Swan River Press
Not to Be Taken at Bed Time (Swan River Press edition) Rosa Mulholland
Introduction by Richard Dalby
Cover image by Brian Coldrick
"The lonely graveyard is far away, an’ the dead man is hard to raise—" — "Not to Be Taken at Bed-Time"
In the late-nineteenth century Rosa Mulholland (1841-1921) achieved great popularity and acclaim for her many novels, written for both an adult audience and younger readers. Several of these novels chronicled the lives of the poor, often incorporating rural Irish settings and folklore. Earlier in her career, Mulholland became one of the select band of authors employed by Charles Dickens to write stories for his popular magazine All the Year Round, together with Wilkie Collins, Elizabeth Gaskell, Joseph Sheridan Le Fanu, and Amelia B. Edwards. Mulholland’s best supernatural and weird short stories have been gathered together in the present collection, edited and introduced by Richard Dalby, to celebrate this gifted late Victorian “Mistress of the Macabre”.

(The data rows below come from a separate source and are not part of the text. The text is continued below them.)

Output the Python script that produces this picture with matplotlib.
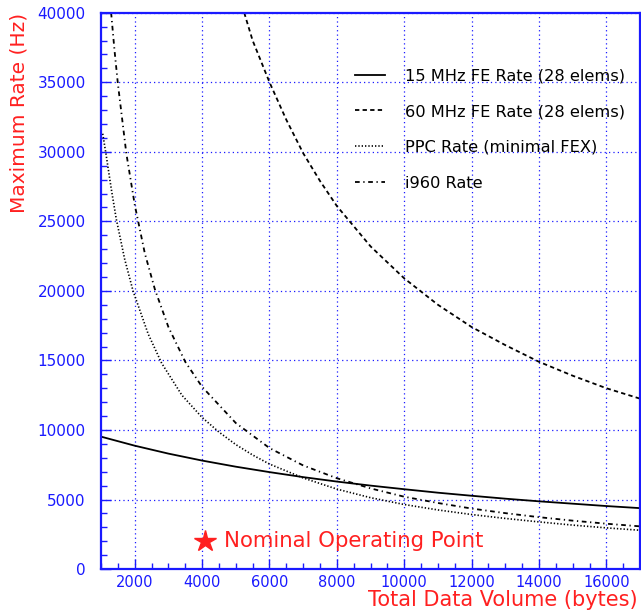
import matplotlib
matplotlib.use("Agg")
import matplotlib.pyplot as plt
from matplotlib.ticker import MultipleLocator

# 15 MHz FE Rate (28 elems)
fe15_x = [1000, 2000, 3000, 4000, 5000, 6000, 7000, 8000, 9000, 10000,
          11000, 12000, 13000, 14000, 15000, 16000, 17000]
fe15_y = [9520, 8870, 8300, 7800, 7360, 6970, 6610, 6290, 6000, 5740,
          5490, 5270, 5060, 4870, 4700, 4530, 4380]

# 60 MHz FE Rate (28 elems)
fe60_x = [5250, 5500, 6000, 6500, 7000, 7500, 8000, 9000, 10000, 11000,
          12000, 13000, 14000, 15000, 16000, 17000]
fe60_y = [40000, 38000, 35000, 32300, 29900, 27900, 26100, 23200, 20900, 19000,
          17400, 16100, 14900, 13900, 13000, 12250]

# PPC Rate (minimal FEX)
ppc_x = [1050, 1150, 1300, 1450, 1700, 1950, 2400, 2800, 3400, 4000, 4500, 5000,
         5500, 6000, 7000, 8000, 9000, 10000, 11000, 12000, 13000, 14000, 15000,
         16000, 17000]
ppc_y = [31300, 29800, 27400, 25200, 22300, 20000, 16900, 14800, 12500, 10900, 9850, 8950,
         8200, 7550, 6550, 5750, 5130, 4640, 4250, 3920, 3640, 3390, 3160,
         2960, 2790]

# i960 Rate
i960_x = [1300, 1400, 1500, 1750, 2000, 2300, 2600, 3000, 3500, 4000, 5000,
          6000, 7000, 8000, 9000, 10000, 11000, 12000, 13000, 14000, 15000,
          16000, 17000]
i960_y = [40000, 37300, 34900, 29900, 26200, 22700, 20100, 17400, 14900, 13100, 10500,
          8700, 7450, 6530, 5800, 5200, 4750, 4350, 4020, 3730, 3480,
          3260, 3070]

nominal_x = 4100
nominal_y = 2000

blue = "#1a1aff"
red = "#ff2020"

fig = plt.figure(figsize=(6.41, 6.14), dpi=100)
ax = fig.add_axes([0.1576, 0.0732, 0.841, 0.9061])

ax.plot(fe15_x, fe15_y, color="black", lw=1.3, label="15 MHz FE Rate (28 elems)")
ax.plot(fe60_x, fe60_y, color="black", lw=1.3, linestyle=(0, (2.4, 1.8)),
        label="60 MHz FE Rate (28 elems)")
ax.plot(ppc_x, ppc_y, color="black", lw=1.2, linestyle=(0, (0.8, 1.2)),
        label="PPC Rate (minimal FEX)")
ax.plot(i960_x, i960_y, color="black", lw=1.3, linestyle=(0, (2.6, 2.0, 0.7, 2.0)),
        label="i960 Rate")

ax.plot([nominal_x], [nominal_y], marker="*", color=red, ms=16, linestyle="none")
ax.text(4650, nominal_y, "Nominal Operating Point", color=red, fontsize=15.3,
        va="center", ha="left")

ax.set_xlim(1000, 17000)
ax.set_ylim(0, 40000)
ax.xaxis.set_major_locator(MultipleLocator(2000))
ax.xaxis.set_minor_locator(MultipleLocator(500))
ax.yaxis.set_major_locator(MultipleLocator(5000))
ax.yaxis.set_minor_locator(MultipleLocator(1000))

ax.grid(True, which="major", color=blue, lw=0.9, linestyle=(0, (1, 2.5)))
ax.tick_params(which="both", direction="in", colors=blue, labelcolor=blue,
               labelsize=10.5, width=1.0)
ax.tick_params(which="major", length=7)
ax.tick_params(which="minor", length=4)
ax.tick_params(axis="y", pad=11, labelsize=11)
ax.tick_params(axis="x", pad=4)
for s in ax.spines.values():
    s.set_color(blue)
    s.set_linewidth(1.6)

ax.text(0.995, -0.066, "Total Data Volume (bytes)", transform=ax.transAxes,
        color=red, fontsize=15, ha="right", va="baseline")
ax.text(-0.153, 1.0, "Maximum Rate (Hz)", transform=ax.transAxes,
        color=red, fontsize=14.5, ha="center", va="top", rotation=90)

ax.legend(loc="upper left", bbox_to_anchor=(0.471, 0.9), frameon=False,
          fontsize=11.7, handlelength=1.85, handletextpad=1.22,
          labelspacing=1.28, borderpad=0, borderaxespad=0)

fig.savefig("out.png", dpi=100)
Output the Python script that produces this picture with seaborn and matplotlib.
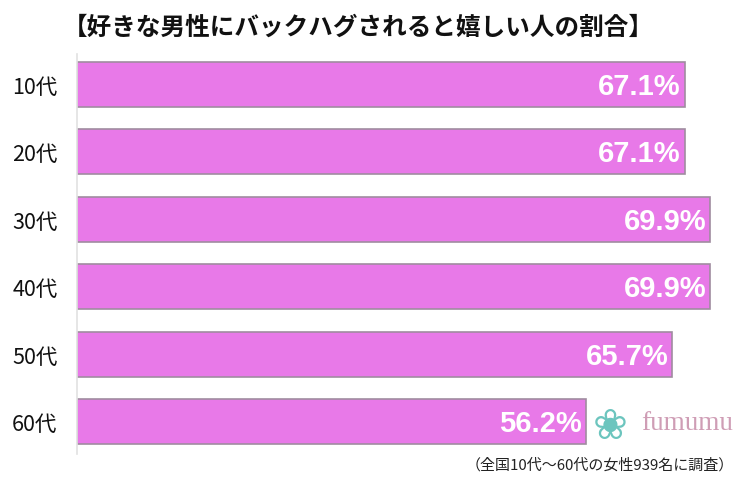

- "Introduction" by Richard Dalby
- "Not to Be Taken at Bed-Time"
- "The Ghost at the Rath"
- "The Haunted Organist of Hurly Burly"
- "The Mystery of Ora"
- "A Strange Love Story"
- "The Ghost at Wildwood Chase"
- "The Lady Tantivy"
Rosa Mulholland was born in Belfast on 19 March 1841. In 1891 she married the eminent Irish historian Sir John T. Gilbert (1829-1898). In addition to her two-volume Life of Sir John T. Gilbert (1905), Mulholland produced a long line of novels mostly set in rural Ireland, and featuring strong female characters, including The Wicked Woods of Tobereevil (1872) and Banshee Castle (1895). Many of her supernatural tales were collected in The Haunted Organist of Hurly Burly (1880). Mulholland died at her home Villa Nova on 21 April 1921.